Supplied information:

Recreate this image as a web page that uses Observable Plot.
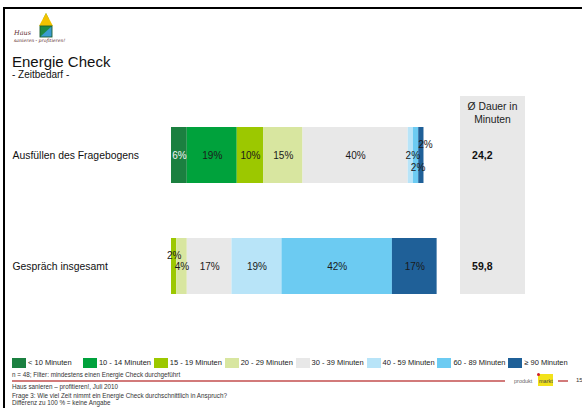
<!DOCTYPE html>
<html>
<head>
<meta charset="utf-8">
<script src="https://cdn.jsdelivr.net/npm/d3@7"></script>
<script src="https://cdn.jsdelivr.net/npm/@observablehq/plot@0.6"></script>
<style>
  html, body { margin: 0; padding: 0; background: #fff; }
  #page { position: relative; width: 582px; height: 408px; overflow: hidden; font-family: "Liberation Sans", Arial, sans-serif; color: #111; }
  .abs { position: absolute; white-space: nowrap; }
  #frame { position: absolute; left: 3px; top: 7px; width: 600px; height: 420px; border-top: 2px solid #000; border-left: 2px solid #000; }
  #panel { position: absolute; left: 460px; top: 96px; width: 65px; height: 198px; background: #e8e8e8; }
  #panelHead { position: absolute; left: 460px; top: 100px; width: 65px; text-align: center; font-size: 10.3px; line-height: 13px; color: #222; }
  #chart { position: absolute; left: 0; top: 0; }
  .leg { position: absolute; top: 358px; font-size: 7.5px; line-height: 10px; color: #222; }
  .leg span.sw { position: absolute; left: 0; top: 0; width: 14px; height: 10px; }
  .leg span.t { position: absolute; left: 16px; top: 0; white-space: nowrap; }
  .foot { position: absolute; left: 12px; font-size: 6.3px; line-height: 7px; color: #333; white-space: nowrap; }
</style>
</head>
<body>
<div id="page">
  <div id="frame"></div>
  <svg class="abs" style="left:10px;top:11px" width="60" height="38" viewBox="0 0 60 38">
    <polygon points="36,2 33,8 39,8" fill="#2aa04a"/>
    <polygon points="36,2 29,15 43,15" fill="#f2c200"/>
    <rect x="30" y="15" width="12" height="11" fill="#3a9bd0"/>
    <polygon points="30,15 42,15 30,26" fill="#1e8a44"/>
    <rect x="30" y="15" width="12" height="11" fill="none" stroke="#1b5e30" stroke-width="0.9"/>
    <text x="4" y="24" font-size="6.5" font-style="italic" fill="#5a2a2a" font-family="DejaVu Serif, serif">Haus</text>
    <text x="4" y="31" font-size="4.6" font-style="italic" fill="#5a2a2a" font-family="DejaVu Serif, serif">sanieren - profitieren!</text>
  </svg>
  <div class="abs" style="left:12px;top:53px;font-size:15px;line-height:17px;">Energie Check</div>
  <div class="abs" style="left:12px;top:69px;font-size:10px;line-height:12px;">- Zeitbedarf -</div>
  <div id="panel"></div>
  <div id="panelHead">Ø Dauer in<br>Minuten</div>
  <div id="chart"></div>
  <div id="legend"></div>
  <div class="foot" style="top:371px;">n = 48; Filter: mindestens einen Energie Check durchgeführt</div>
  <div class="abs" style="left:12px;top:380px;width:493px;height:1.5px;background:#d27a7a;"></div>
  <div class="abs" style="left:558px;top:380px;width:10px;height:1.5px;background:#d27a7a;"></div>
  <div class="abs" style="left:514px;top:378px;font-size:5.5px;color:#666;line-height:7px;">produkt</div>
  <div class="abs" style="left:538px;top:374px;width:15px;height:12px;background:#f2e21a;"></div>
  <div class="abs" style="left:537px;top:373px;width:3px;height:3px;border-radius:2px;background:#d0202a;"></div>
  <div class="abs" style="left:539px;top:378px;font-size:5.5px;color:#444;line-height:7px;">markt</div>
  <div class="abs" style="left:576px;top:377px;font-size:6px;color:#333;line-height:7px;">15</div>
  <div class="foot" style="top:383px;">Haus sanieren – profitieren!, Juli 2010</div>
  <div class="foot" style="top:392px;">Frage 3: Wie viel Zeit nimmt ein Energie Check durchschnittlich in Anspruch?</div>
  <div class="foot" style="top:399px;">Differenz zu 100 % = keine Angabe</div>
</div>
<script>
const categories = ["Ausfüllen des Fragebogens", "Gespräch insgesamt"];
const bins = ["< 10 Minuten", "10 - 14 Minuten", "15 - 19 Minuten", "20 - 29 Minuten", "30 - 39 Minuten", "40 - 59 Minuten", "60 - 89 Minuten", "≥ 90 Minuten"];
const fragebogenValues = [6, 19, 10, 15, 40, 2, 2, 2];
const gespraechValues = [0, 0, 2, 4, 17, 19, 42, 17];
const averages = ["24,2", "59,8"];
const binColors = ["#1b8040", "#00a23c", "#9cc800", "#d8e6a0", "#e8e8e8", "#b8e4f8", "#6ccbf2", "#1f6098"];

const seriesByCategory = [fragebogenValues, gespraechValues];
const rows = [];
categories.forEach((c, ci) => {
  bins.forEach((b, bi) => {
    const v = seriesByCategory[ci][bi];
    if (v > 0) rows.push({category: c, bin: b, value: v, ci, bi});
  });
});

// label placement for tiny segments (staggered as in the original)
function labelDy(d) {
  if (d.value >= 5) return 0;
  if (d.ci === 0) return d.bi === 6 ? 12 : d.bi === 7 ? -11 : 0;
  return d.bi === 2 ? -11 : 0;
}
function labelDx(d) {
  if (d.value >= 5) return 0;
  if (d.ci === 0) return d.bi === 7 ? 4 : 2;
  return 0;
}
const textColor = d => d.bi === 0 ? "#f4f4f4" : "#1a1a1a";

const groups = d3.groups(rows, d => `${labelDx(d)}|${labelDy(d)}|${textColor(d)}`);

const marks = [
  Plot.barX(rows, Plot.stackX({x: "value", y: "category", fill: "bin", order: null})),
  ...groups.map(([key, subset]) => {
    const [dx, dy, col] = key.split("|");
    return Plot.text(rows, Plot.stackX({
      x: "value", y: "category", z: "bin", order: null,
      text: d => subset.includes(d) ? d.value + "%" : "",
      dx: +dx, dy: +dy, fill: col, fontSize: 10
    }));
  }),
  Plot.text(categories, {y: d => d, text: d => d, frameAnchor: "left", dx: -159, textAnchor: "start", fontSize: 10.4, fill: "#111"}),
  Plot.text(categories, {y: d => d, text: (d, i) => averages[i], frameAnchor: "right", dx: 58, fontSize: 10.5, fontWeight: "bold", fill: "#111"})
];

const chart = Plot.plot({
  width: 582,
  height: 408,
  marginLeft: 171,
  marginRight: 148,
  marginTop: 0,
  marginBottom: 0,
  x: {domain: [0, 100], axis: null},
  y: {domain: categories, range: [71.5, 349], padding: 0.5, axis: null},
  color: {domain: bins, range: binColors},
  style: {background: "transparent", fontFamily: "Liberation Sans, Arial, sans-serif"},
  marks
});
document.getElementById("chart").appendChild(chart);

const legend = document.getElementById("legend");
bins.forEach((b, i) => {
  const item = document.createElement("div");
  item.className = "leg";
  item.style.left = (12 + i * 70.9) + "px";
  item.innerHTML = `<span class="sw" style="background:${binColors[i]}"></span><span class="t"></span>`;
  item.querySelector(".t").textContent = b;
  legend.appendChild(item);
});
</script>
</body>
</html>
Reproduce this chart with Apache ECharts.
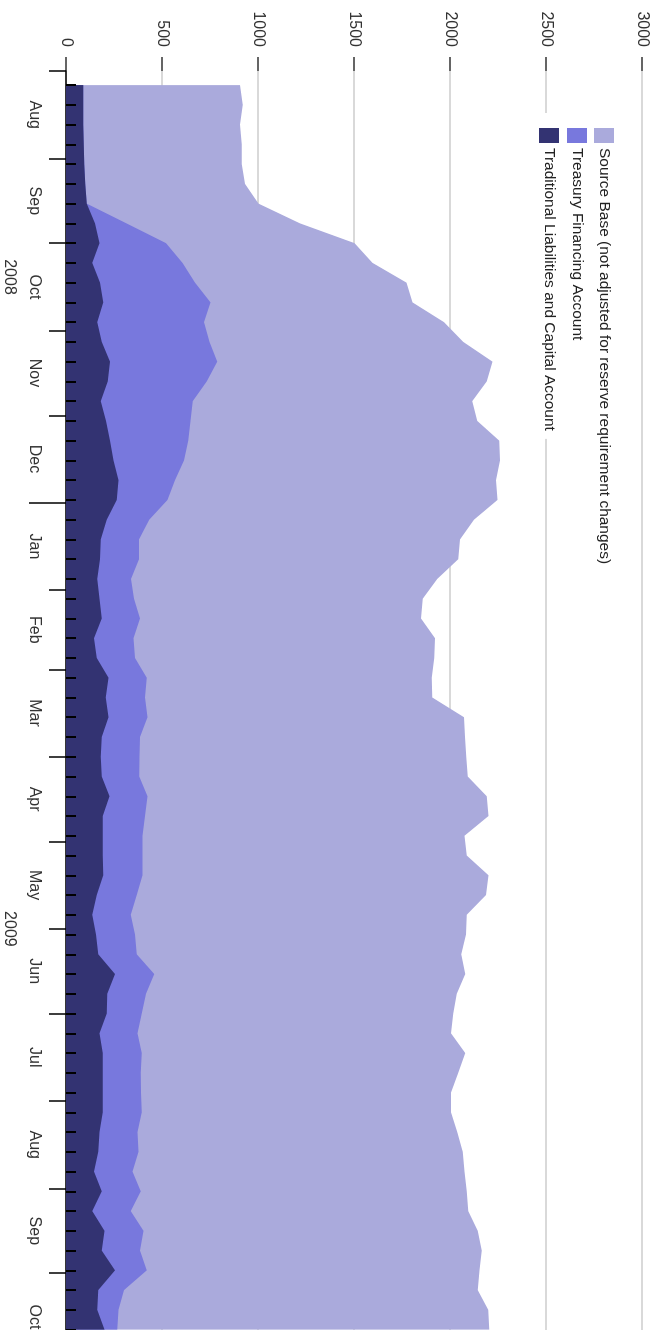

What the exercise asks:
Filter out every line that lacks the word "this", and copy the rest.

Finished answer:
Recreate this image as a web page that uses Observable Plot.
Reproduce this chart with Apache ECharts.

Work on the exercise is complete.